You can also manually create this folder structure, if you wish.

  • Next, open the .env file and update SUBDOMAIN with your DEV blog's subdomain (which you created earlier).
SUBDOMAIN=dev-xxxxxxxx-xxxx-xxxx-xxxx-xxxxxxxxxxxx
  • Then, run hyvor-blogs-cli command to serve your blog
hyvor-blogs-cli
  • Open your blog (dev-xxx.hyvorblogs.io) in your browser to view the theme.

How it works: The hyvor-blogs-cli command runs a process that watches your local file changes and syncs it with our production environment.
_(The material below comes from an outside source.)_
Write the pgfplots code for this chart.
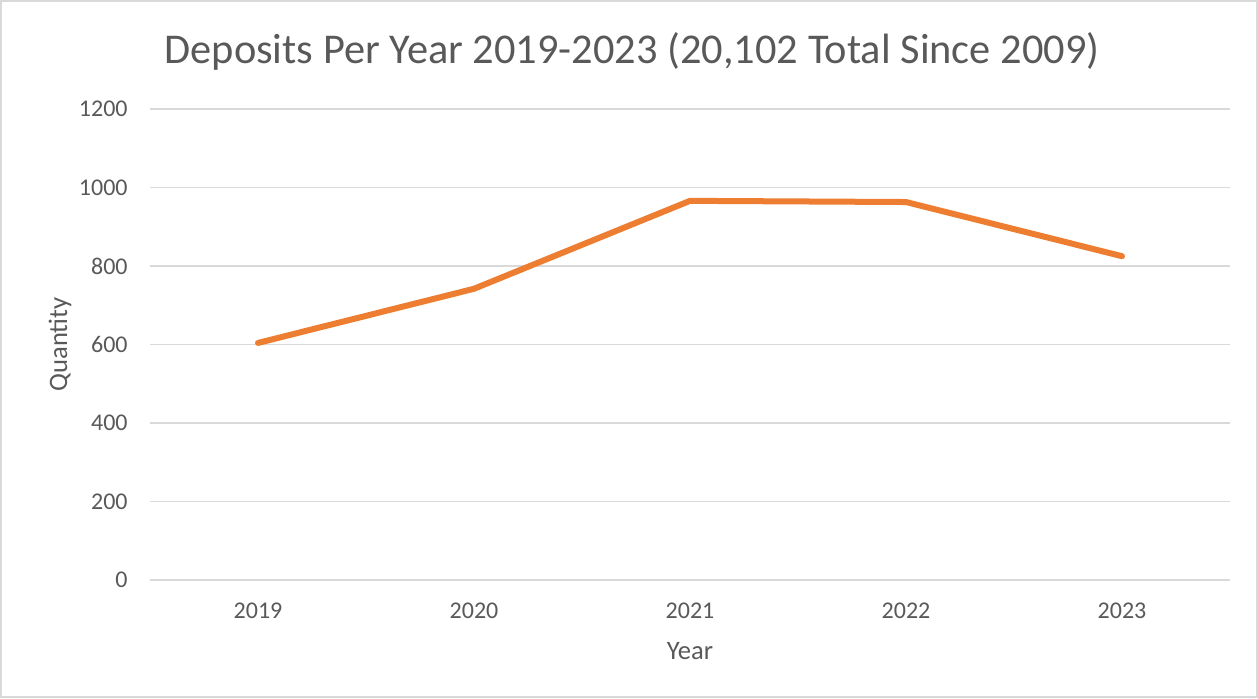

So, whenever you add, edit, or delete a file within your theme folder, it will be synced with the theme files in your DEV blog.

Security Notice 1: Because all files in your theme directory are synced with our production system, never add any confidential files there.

Security Notice 2: Do not share your DEV subdomain publicly. It will allow other users to change theme files in your DEV blog. If you are using GIT for versioning, make sure to add .env to .gitignore.

Folder Structure

As you see, there are four folders in a HB theme folder. Nested folders are not supported.

/
    /templates
    /styles
    /assets
    /lang
    config.yaml
  • templates: All Twig template files go here. See templates.
  • styles: All SCSS files go here. See styling.
  • assets: You may add SVGs, PNGs, font files, or Javascript files here. All files in this directory are publicly accessible via the /assets /{file_name} route. Any file type is supported.
  • lang: All the anguage files go here. See internationalization.

The root folder contains config files. See configuration.